In una scala tanto vasta, la gente non è più in grado di vedere la specifica questione di pubblico interesse sollevata dalla legge sul copyright, o le differenti questioni sollevate dalla legge sul brevetto, o da una qualunque delle altre. Tali questioni sorgono dagli aspetti specifici, che sono precisamente quanto il termine "proprietà intellettuale" incoraggia la gente ad ignorare. Per esempio, una questione legata alla legge sul copyright è se la condivisione della musica sia permessa. La legge sui brevetti non ha nulla a che vedere con tale problema. Invece la legge sui brevetti solleva la questione se ai paesi poveri debba essere permesso produrre farmaci salva-vita e venderli a basso prezzo per salvare vite umane. La legge sul copyright non ha nulla a che vedere con questo. Nessuna di queste questioni è semplicemente una questione economica, e chiunque guardi ad esse nella superficiale prospettiva economica della sovrasemplificazione non può comprenderle. Pertanto, ogni opinione su "la questione della proprietà intellettuale" è quasi certamente sciocca. Se pensate che si tratti di un'unica materia, tenderete a considerare solo opinioni che trattano tutte queste diverse leggi come fossero uguali. Qualunque di esse scegliate, ciò non avrà alcun senso.

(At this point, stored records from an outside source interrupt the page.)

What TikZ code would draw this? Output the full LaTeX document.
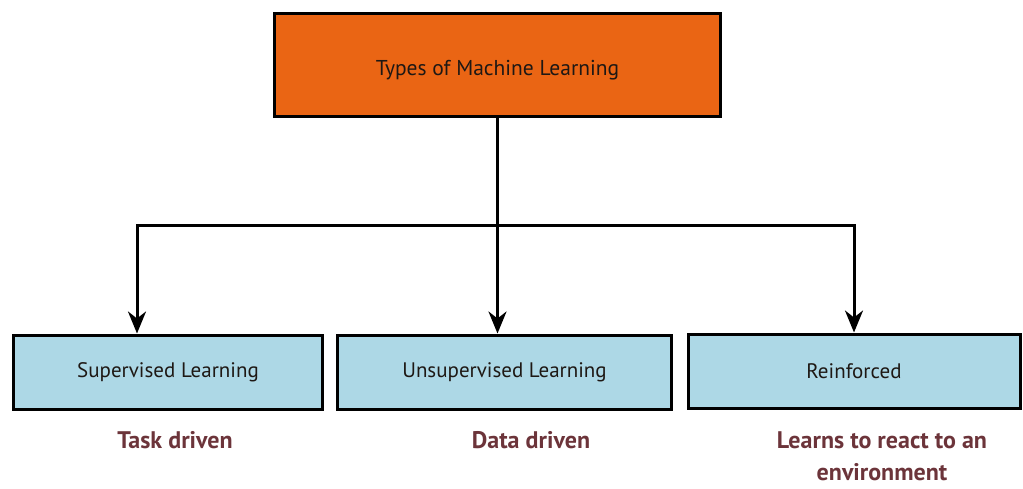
\documentclass[tikz,border=0pt]{standalone}
\usepackage{fontspec}
\setmainfont{PT Sans}
\usetikzlibrary{arrows.meta,calc}
\definecolor{topfill}{RGB}{234,101,20}
\definecolor{boxfill}{RGB}{173,216,230}
\definecolor{labelcol}{RGB}{108,52,58}
\definecolor{textcol}{RGB}{30,24,20}
\tikzset{
  topbox/.style={draw=black,line width=3pt,fill=topfill,minimum width=446pt,minimum height=103pt,inner sep=0pt,text=textcol,font=\fontsize{21.5}{24}\selectfont},
  typebox/.style={draw=black,line width=3pt,fill=boxfill,minimum height=74pt,inner sep=0pt,text=textcol,font=\fontsize{21}{24}\selectfont},
  desc/.style={text=labelcol,font=\fontsize{24}{32}\selectfont\bfseries,align=center},
  conn/.style={line width=3pt,black},
  arrowconn/.style={conn,-{Stealth[length=22pt,width=18pt,inset=7pt]}}
}
\begin{document}
\begin{tikzpicture}[x=1pt,y=-1pt]
\useasboundingbox (0,0) rectangle (1023,488);
\node[topbox,text depth=0pt] (top) at (497.5,64.5) {\raisebox{-6pt}{Types of Machine Learning}};
\node[typebox,minimum width=309pt] (sup) at (168,372) {Supervised Learning};
\node[typebox,minimum width=334pt] (uns) at (504.5,372) {Unsupervised Learning};
\node[typebox,minimum width=332pt] (rei) at (854,371) {Reinforced};
\node[desc] (d1) at (175,440) {Task driven};
\node[desc] (d2) at (531,440) {Data driven};
\node[desc] (d3) at (882,456) {Learns to react to an\\environment};
\coordinate (j) at (497.5,225);
\draw[conn] (top.south) -- (j);
\draw[arrowconn] (j) -| ([xshift=-31pt]sup.north);
\draw[arrowconn] (j) -- (j |- uns.north);
\draw[arrowconn] (j) -| (rei.north);
\end{tikzpicture}
\end{document}
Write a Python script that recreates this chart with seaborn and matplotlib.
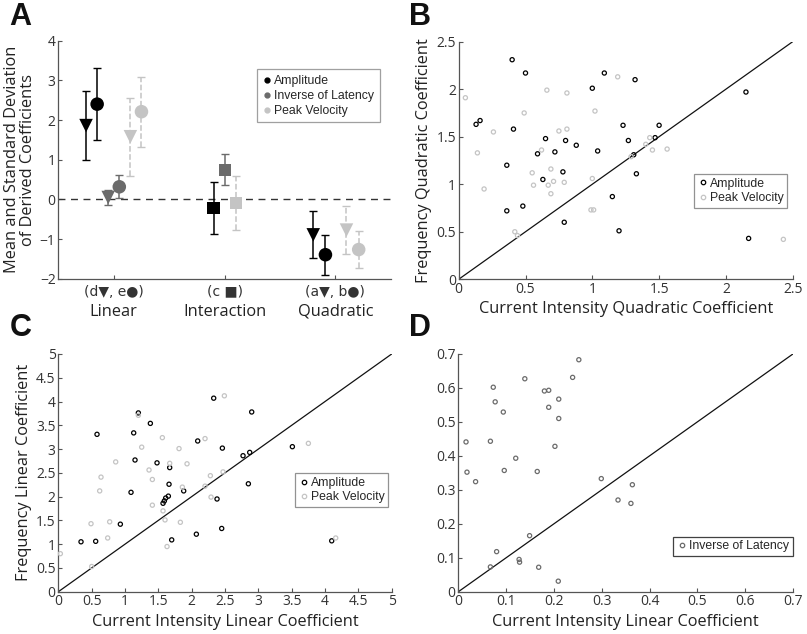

Se volete riflettere con chiarezza sui problemi sollevati dai brevetti, o dal copyright, o dai marchi di fabbrica, o anche imparare cosa queste leggi dicono, il primo passo è dimenticare l'idea di mescolarle assieme, e trattarle invece come argomenti separati. Se volete scrivere articoli che informino il pubblico ed incoraggino un pensiero chiaro, trattate ciascuna di queste leggi separatamente; non suggerite generalizzazioni su di esse.

E quando verrà il momento di riformare la WIPO, tra le altre cose chiediamo che ne venga cambiato il nome.